I`ve have cluster of 3 brokers. The topic I'm using is configured with a replication factor of 3 and 4 partitions. I'm using the kafka python Api to set up the producers and the consumers.
My problem is that when I stop one of the brokers, in some cases, my consumers stop receiving messages.
(When broker 1 is unavailable):
Topic: frogakas Partition: 0 Leader: 5 Replicas: 5,3,1 Isr: 5,3
Topic: frogakas Partition: 1 Leader: 3 Replicas: 3,1,5 Isr: 3,5
Topic: frogakas Partition: 2 Leader: 5 Replicas: 1,5,3 Isr: 5,3
Topic: frogakas Partition: 3 Leader: 5 Replicas: 5,1,3 Isr: 5,3
The thing is that when I shut-down any of the brokers, some of the consumer groups disappear. All of my consumers share the same group-id so, they stop working because their group is not in the group list.

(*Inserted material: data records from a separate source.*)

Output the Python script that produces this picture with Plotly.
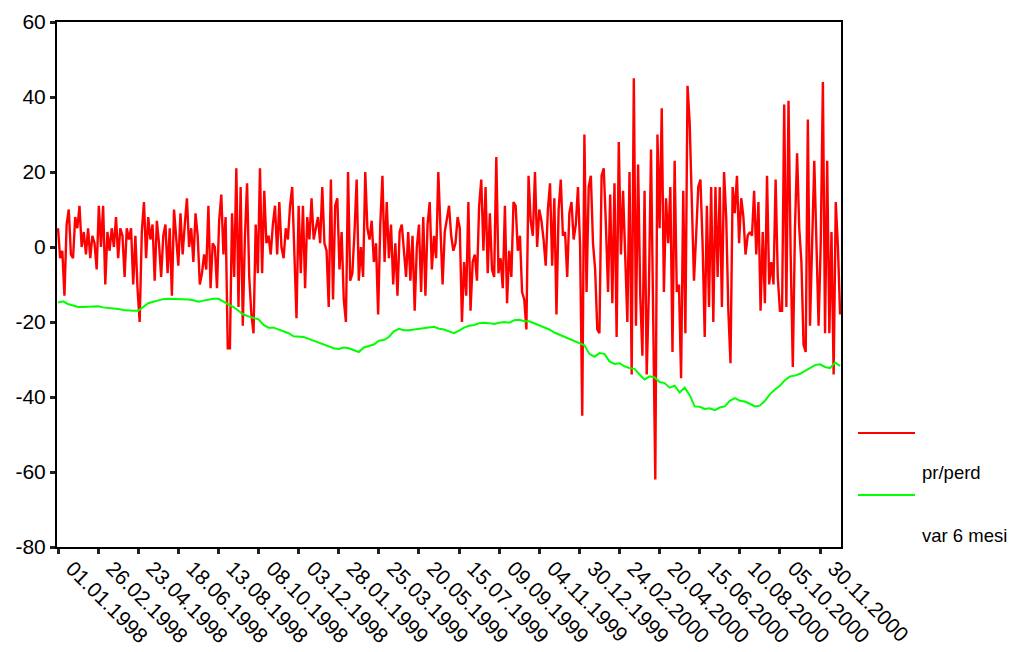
import pandas as pd
import plotly.graph_objects as go

# pr/perd: one observation every 3 days from 01.01.1998
pr_perd = [
    5, -3, -1, -13, 6, 10, -2, -3, 8, 5, 11, 0, 4, -2, 5, -3, 3, 1, -6, 11,
    0, 11, -10, 4, -1, 5, 0, 8, -3, 5, 3, -8, 5, 2, 5, -10, 3, -11, -20, 4,
    12, -3, 8, 2, 6, -9, 7, 1, -8, 3, 6, -7, 5, -13, 10, 2, -5, 9, -2, 6,
    13, 0, 5, -4, 9, 3, -10, -7, -2, -6, 11, -11, 1, 0, -11, 7, 14, -2, 8, -27,
    -27, 9, -8, 21, -16, 16, -21, 3, 17, -8, -18, -23, 6, -7, 21, -7, 15, 1, 3, -2,
    6, 11, -2, 12, 0, -3, 5, 2, 11, 16, -3, -19, 11, -7, 11, -11, 8, 2, 13, 2,
    5, 8, 1, 16, 1, -1, -16, 18, -14, 11, 13, -6, 4, -14, -20, 20, -9, -7, 4, 18,
    -9, 0, -8, 20, 5, 2, 7, -4, 1, -18, 6, 19, -4, 12, -3, 6, -10, 1, -13, 4,
    6, -2, -8, 4, -9, 3, -17, 0, 6, -12, 8, -13, 6, 12, -6, 3, -3, 20, 7, -10,
    4, 7, 11, 3, -1, 1, 8, 5, -20, -4, -13, 12, -17, -4, -2, -9, 11, 18, -1, 16,
    -7, 9, -6, -8, 24, -7, -3, -11, 11, -15, -1, -8, 12, 11, -1, 3, -12, -14, -22, 19,
    7, 3, 20, 0, 10, 7, 2, -5, 10, 17, -5, 13, -18, 10, 18, 3, 4, -8, 9, 12,
    2, 6, 16, 0, -45, 30, -12, 16, 19, 1, -6, -22, -23, 19, 21, 6, -12, 14, -15, 17,
    -24, 28, -2, 15, -4, -20, 20, -34, 45, -21, 22, -13, -29, 15, -34, -12, 26, -20, -62, 30,
    5, 37, -12, 13, 1, 16, -28, 23, -12, -10, -35, 15, -23, 43, 33, 12, -9, 3, 16, 18,
    1, -24, 11, -16, 16, -20, 16, -8, 16, -16, 20, 8, -17, -31, 16, 9, 19, 1, 13, 8,
    -2, 3, 4, 3, 15, -2, 12, -17, 4, -15, 19, -10, -4, -10, 18, -8, -17, -17, 38, -16,
    39, -2, -32, 5, 25, 5, -4, -26, -28, 34, -21, 1, 23, 1, -21, 1, 44, -23, 23, -23,
    4, -34, 12, 0, -18,
]

# var 6 mesi: weekly values from 01.01.1998
var_6_mesi = [
    -14.8, -14.5, -15.2, -15.5, -16.0, -16.0, -16.0, -16.0, -15.8, -16.1,
    -16.2, -16.4, -16.5, -16.8, -17.0, -17.0, -17.0, -16.0, -15.0, -14.6,
    -14.2, -13.9, -13.8, -13.8, -13.8, -13.8, -14.0, -14.2, -14.6, -14.3,
    -14.0, -13.8, -13.8, -14.5, -15.2, -16.0, -17.0, -18.0, -18.5, -18.8,
    -19.3, -20.8, -21.5, -21.5, -22.0, -22.6, -23.0, -23.8, -24.0, -24.0,
    -24.5, -25.0, -25.3, -26.0, -26.5, -27.0, -27.2, -26.8, -27.0, -27.5,
    -28.0, -26.8, -26.5, -26.0, -25.0, -24.8, -24.0, -22.5, -21.8, -22.2,
    -22.2, -22.0, -22.0, -21.8, -21.5, -21.3, -21.8, -22.0, -22.5, -23.0,
    -22.3, -21.5, -21.0, -20.8, -20.3, -20.2, -20.3, -20.5, -20.2, -20.0,
    -20.2, -19.5, -19.4, -19.8, -19.8, -20.3, -21.0, -21.5, -22.0, -22.8,
    -23.4, -24.0, -24.6, -25.2, -25.8, -26.2, -28.5, -29.3, -28.3, -28.5,
    -30.5, -31.2, -31.0, -31.8, -32.3, -32.5, -34.0, -35.3, -34.5, -34.8,
    -36.0, -36.3, -37.5, -37.0, -38.8, -37.5, -39.5, -42.5, -42.6, -43.2,
    -43.0, -43.5, -42.8, -42.5, -41.0, -40.3, -41.0, -41.2, -41.8, -42.5,
    -42.3, -41.0, -39.3, -38.0, -37.0, -35.5, -34.5, -34.3, -33.8, -33.0,
    -32.2, -31.5, -31.3, -32.0, -32.3, -30.8, -31.7,
]

y_ticks = [60, 40, 20, 0, -20, -40, -60, -80]
y_tick_labels = [str(v) for v in y_ticks]

dates_pr = pd.date_range("1998-01-01", periods=len(pr_perd), freq="3D")
dates_var = pd.date_range("1998-01-01", periods=len(var_6_mesi), freq="7D")
x_ticks = pd.date_range("1998-01-01", "2000-11-30", freq="56D")

FONT = "Liberation Sans, Arial, sans-serif"

fig = go.Figure()
fig.add_trace(go.Scatter(x=dates_pr, y=pr_perd, mode="lines", name="pr/perd",
                         line=dict(color="#ff0000", width=2.4)))
fig.add_trace(go.Scatter(x=dates_var, y=var_6_mesi, mode="lines", name="var 6 mesi",
                         line=dict(color="#00ff00", width=2)))

fig.update_layout(
    width=1013, height=652,
    margin=dict(l=57, r=172, t=22, b=105),
    paper_bgcolor="white", plot_bgcolor="white",
    showlegend=False,
    font=dict(family=FONT, size=18, color="black"),
)
fig.update_xaxes(
    type="date", automargin=False,
    range=["1997-12-30 14:00", "2000-12-29 07:00"],
    tickvals=x_ticks, tickformat="%d.%m.%Y",
    tickangle=45, ticklabelshift=14, ticklabelstandoff=-6,
    ticks="outside", ticklen=5, tickwidth=3, tickcolor="#222",
    showline=True, linewidth=2, linecolor="black", mirror=True,
    showgrid=False, zeroline=False,
    tickfont=dict(family=FONT, size=21, color="black"),
)
fig.update_yaxes(
    automargin=False,
    range=[-80, 60], tickvals=y_ticks, ticktext=y_tick_labels,
    ticks="outside", ticklen=5, tickwidth=3, tickcolor="#222",
    showline=True, linewidth=2, linecolor="black", mirror=True,
    showgrid=False, zeroline=False,
    tickfont=dict(family=FONT, size=21, color="black"),
)

# Legend drawn to the right of the frame: sample line, then its label below
W, H = 1013, 652
L, R, T, B = 57, 172, 22, 105
pw, ph = W - L - R, H - T - B

def px(x):
    return (x - L) / pw

def py(y):
    return 1 - (y - T) / ph

legend_items = [("pr/perd", "#ff0000", 433, 472), ("var 6 mesi", "#00ff00", 495, 535)]
for label, color, y_line, y_text in legend_items:
    fig.add_shape(type="line", xref="paper", yref="paper",
                  x0=px(858), x1=px(915), y0=py(y_line), y1=py(y_line),
                  line=dict(color=color, width=2))
    fig.add_annotation(text=label, xref="paper", yref="paper",
                       x=px(920), y=py(y_text), xanchor="left", yanchor="middle",
                       showarrow=False, font=dict(family=FONT, size=18.5, color="black"))

fig.write_html("out.html")
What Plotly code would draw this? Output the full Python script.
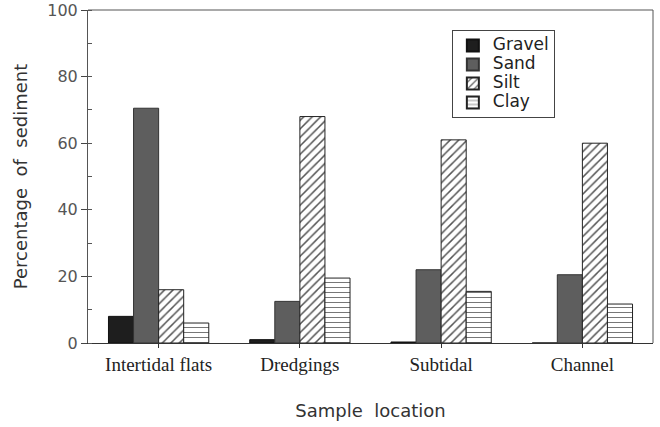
import plotly.graph_objects as go

categories = ["Intertidal flats", "Dredgings", "Subtidal", "Channel"]
gravel = [8, 1, 0.3, 0]
sand = [70.5, 12.5, 22, 20.5]
silt = [16, 68, 61, 60]
clay = [6, 19.5, 15.5, 11.7]
y_ticks = [0, 20, 40, 60, 80, 100]

def lg(name):
    return "<span style='font-size:17px'>" + name + "</span>"

fig = go.Figure()
fig.add_bar(name=lg("Gravel"), x=categories, y=gravel,
            marker=dict(color="#1e1e1e", line=dict(color="#111", width=1)))
fig.add_bar(name=lg("Sand"), x=categories, y=sand,
            marker=dict(color="#5e5e5e", line=dict(color="#333", width=1)))
fig.add_bar(name=lg("Silt"), x=categories, y=silt,
            marker=dict(color="white", line=dict(color="#222", width=1),
                        pattern=dict(shape="/", fgcolor="#555", bgcolor="white",
                                     size=6, solidity=0.25, fillmode="replace")))
fig.add_bar(name=lg("Clay"), x=categories, y=clay,
            marker=dict(color="white", line=dict(color="#222", width=1),
                        pattern=dict(shape="-", fgcolor="#777", bgcolor="white",
                                     size=5, solidity=0.2, fillmode="replace")))

fig.update_layout(
    width=660, height=427,
    margin=dict(l=88, r=7, t=10, b=84),
    paper_bgcolor="white", plot_bgcolor="white",
    barmode="group", bargap=0.29, bargroupgap=0,
    showlegend=True,
    legend=dict(x=0.644, y=0.94, xanchor="left", yanchor="top",
                bordercolor="#444", borderwidth=1, bgcolor="white",
                font=dict(family="DejaVu Sans", size=12, color="#222"),
                tracegroupgap=0, itemsizing="constant"),
    font=dict(family="DejaVu Sans", color="#333"),
)

fig.update_yaxes(range=[0, 100], tickvals=y_ticks, ticks="outside", ticklen=6,
                 tickcolor="#444", showline=True, linecolor="#555", linewidth=1,
                 mirror=False, showgrid=False, zeroline=False, automargin=False,
                 tickfont=dict(family="DejaVu Sans", size=16, color="#555"),
                 title=dict(text="Percentage\u00a0\u00a0of\u00a0\u00a0sediment", standoff=14,
                            font=dict(family="DejaVu Sans", size=18, color="#333")),
                 minor=dict(dtick=10, ticks="inside", ticklen=4, tickcolor="#555"))
fig.update_xaxes(showline=True, linecolor="#333", linewidth=1, ticks="outside",
                 ticklen=4, tickcolor="#333", showgrid=False, automargin=False,
                 tickfont=dict(family="Liberation Serif", size=19, color="#222"),
                 minor=dict(ticks="outside", ticklen=4, tickcolor="#333", showgrid=False),
                 title=dict(text="Sample\u00a0\u00a0location", standoff=30,
                            font=dict(family="DejaVu Sans", size=18, color="#333")))

# top and right frame
fig.add_shape(type="line", xref="paper", yref="paper", x0=0, x1=1, y0=1, y1=1,
              line=dict(color="#555", width=1))
fig.add_shape(type="line", xref="paper", yref="paper", x0=1, x1=1, y0=0, y1=1,
              line=dict(color="#555", width=1))

fig.write_html("out.html")
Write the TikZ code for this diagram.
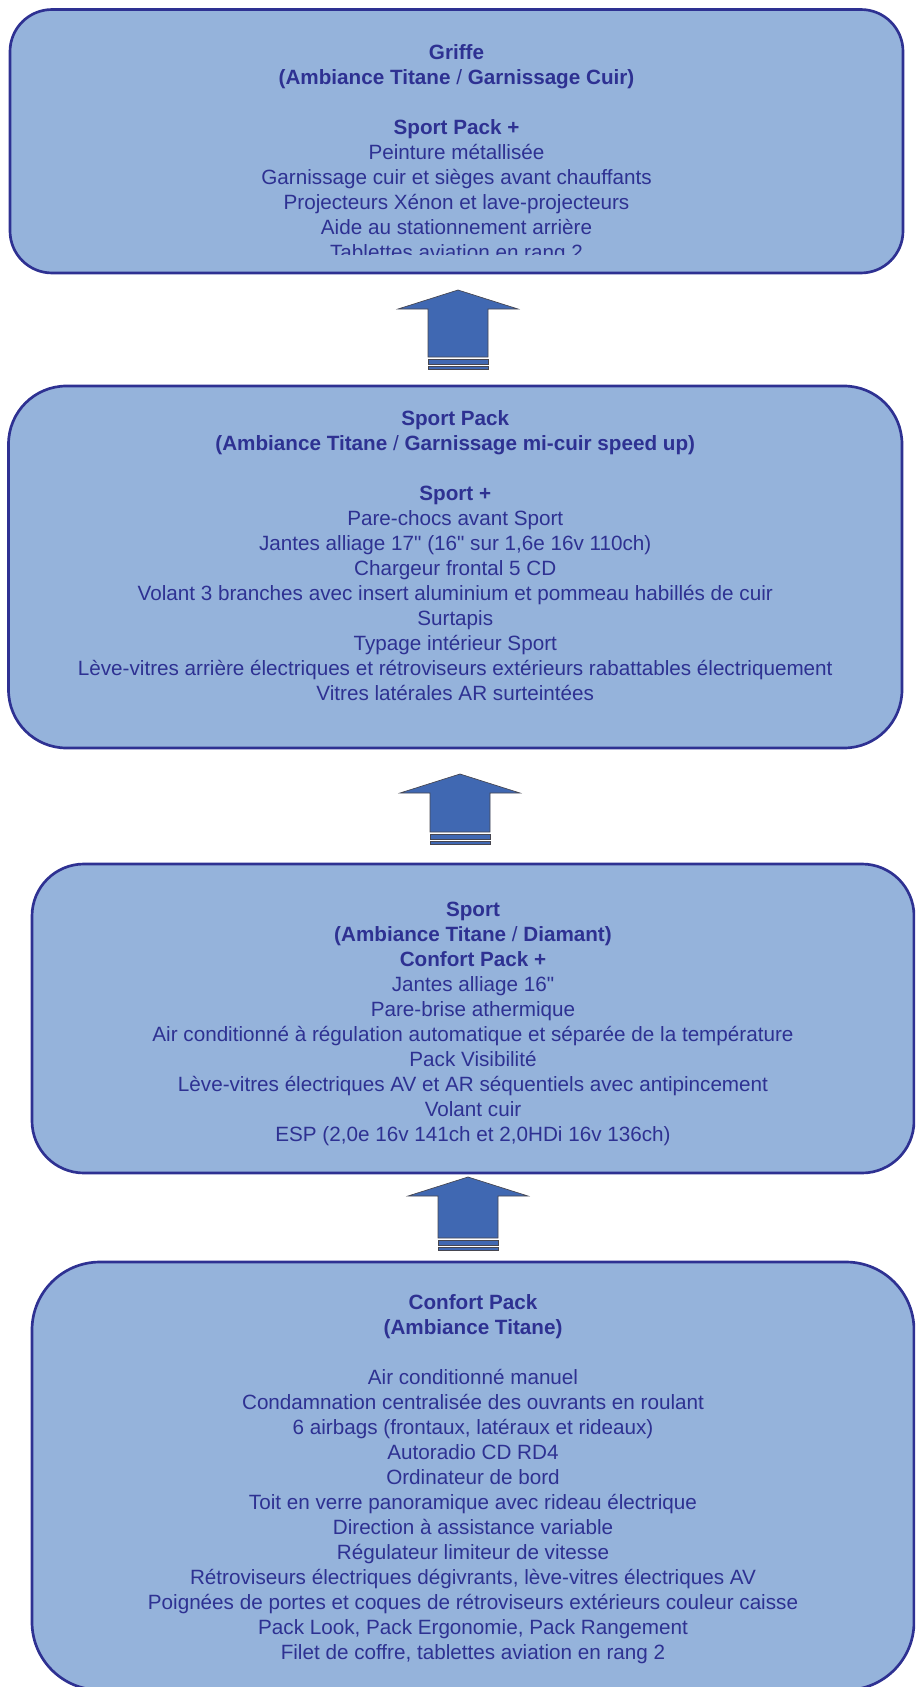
\documentclass[tikz,border=0pt]{standalone}
\usepackage{fontspec}
\setmainfont{Liberation Sans}[Ligatures=TeXOff]
\usepackage{xcolor}
\usetikzlibrary{positioning}

\definecolor{boxfill}{RGB}{149,179,219}
\definecolor{boxline}{RGB}{46,49,146}
\definecolor{boxtext}{RGB}{46,49,146}
\definecolor{arrowfill}{RGB}{64,104,178}
\definecolor{arrowline}{RGB}{70,70,80}

\tikzset{
  levelbox/.style={draw=boxline, line width=2pt, fill=boxfill, rectangle, inner sep=0pt},
  leveltext/.style={align=center, inner sep=0pt, text=boxtext,
    font=\fontsize{15.5pt}{18.75pt}\selectfont},
  pics/upgrade/.style={code={
    \filldraw[fill=arrowfill, draw=arrowline, line width=0.5pt]
      (0,0) -- (60,19) -- (30,19) -- (30,#1) -- (-30,#1) -- (-30,19) -- (-60,19) -- cycle;
    \filldraw[fill=arrowfill, draw=arrowline, line width=0.5pt] (-30,#1+2) rectangle (30,#1+7);
    \filldraw[fill=arrowfill, draw=arrowline, line width=0.5pt] (-30,#1+9.5) rectangle (30,#1+12);
  }}
}

\begin{document}
\begin{tikzpicture}[x=0.75pt, y=-0.75pt]
  \useasboundingbox (0,0) rectangle (915,1687);
  \clip (0,0) rectangle (915,1687);

  % the four levels, top to bottom
  \node[levelbox, rounded corners=31.5pt, minimum width=669.75pt, minimum height=197.6pt] (griffe) at (456.5,141.25) {};
  \node[levelbox, rounded corners=43.5pt, minimum width=670.1pt, minimum height=271.5pt] (sportpack) at (455.25,567) {};
  \node[levelbox, rounded corners=39pt, minimum width=661.5pt, minimum height=231.75pt] (sport) at (473,1018.5) {};
  \node[levelbox, rounded corners=51pt, minimum width=661.5pt, minimum height=321pt] (confort) at (473,1476) {};

  \begin{scope}
    \clip (griffe.north west) rectangle ([yshift=15pt]griffe.south east);
    \node[leveltext, below=27.4pt of griffe.north] (griffetext) {%
      \textbf{Griffe}\\
      \textbf{(Ambiance Titane} / \textbf{Garnissage Cuir)}\\[18.75pt]
      \textbf{Sport Pack +}\\
      Peinture métallisée\\
      Garnissage cuir et sièges avant chauffants\\
      Projecteurs Xénon et lave-projecteurs\\
      Aide au stationnement arrière\\
      Tablettes aviation en rang 2};
  \end{scope}

  \node[leveltext, below=19.5pt of sportpack.north] (sportpacktext) {%
    \textbf{Sport Pack}\\
    \textbf{(Ambiance Titane} / \textbf{Garnissage mi-cuir speed up)}\\[18.75pt]
    \textbf{Sport +}\\
    Pare-chocs avant Sport\\
    Jantes alliage 17" (16" sur 1,6e 16v 110ch)\\
    Chargeur frontal 5 CD\\
    Volant 3 branches avec insert aluminium et pommeau habillés de cuir\\
    Surtapis\\
    Typage intérieur Sport\\
    Lève-vitres arrière électriques et rétroviseurs extérieurs rabattables électriquement\\
    Vitres latérales AR surteintées};

  \node[leveltext, below=29pt of sport.north] (sporttext) {%
    \textbf{Sport}\\
    \textbf{(Ambiance Titane} / \textbf{Diamant)}\\
    \textbf{Confort Pack +}\\
    Jantes alliage 16"\\
    Pare-brise athermique\\
    Air conditionné à régulation automatique et séparée de la température\\
    Pack Visibilité\\
    Lève-vitres électriques AV et AR séquentiels avec antipincement\\
    Volant cuir\\
    ESP (2,0e 16v 141ch et 2,0HDi 16v 136ch)};

  \node[leveltext, below=25pt of confort.north] (conforttext) {%
    \textbf{Confort Pack}\\
    \textbf{(Ambiance Titane)}\\[18.75pt]
    Air conditionné manuel\\
    Condamnation centralisée des ouvrants en roulant\\
    6 airbags (frontaux, latéraux et rideaux)\\
    Autoradio CD RD4\\
    Ordinateur de bord\\
    Toit en verre panoramique avec rideau électrique\\
    Direction à assistance variable\\
    Régulateur limiteur de vitesse\\
    Rétroviseurs électriques dégivrants, lève-vitres électriques AV\\
    Poignées de portes et coques de rétroviseurs extérieurs couleur caisse\\
    Pack Look, Pack Ergonomie, Pack Rangement\\
    Filet de coffre, tablettes aviation en rang 2};

  % striped arrows between levels
  \pic at (458,290) {upgrade=67};
  \pic at (460,774) {upgrade=58};
  \pic at (468,1177) {upgrade=61};
\end{tikzpicture}
\end{document}
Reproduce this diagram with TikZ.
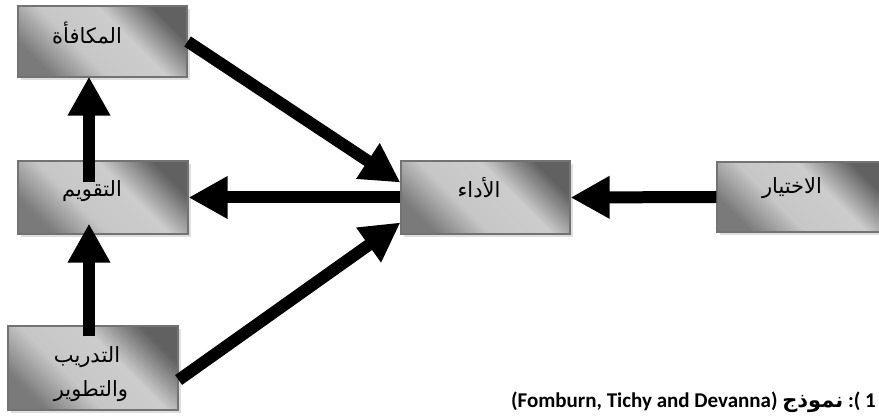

When all of the brokers are available these are the groups:
root@m3-virtual-machine:/opt/kafka/bin# ./kafka-consumer-groups.sh --list --bootstrap-server localhost:9092
test_group_kas
test_group_1
test_group_2
test_group
When the broker 1 is unavailable only test_group_2 is displayed:
root@m3-virtual-machine:/opt/kafka/bin# ./kafka-consumer-groups.sh --list --bootstrap-server localhost:9092
test_group_2
At this moment, if i start a consumer with the groupId test_group_2 the messages will be received correctly.
I'd like to know if there is any way to avoid the service interruption when a broker falls.
By default, Kafka starts with offsets.topic.replication.factor=1
If you shut down the broker hosting your offsets topic, consumer group management won't work.
The listed group that remains is probably a mistake where you configured zookeeper instead of bootstrap servers.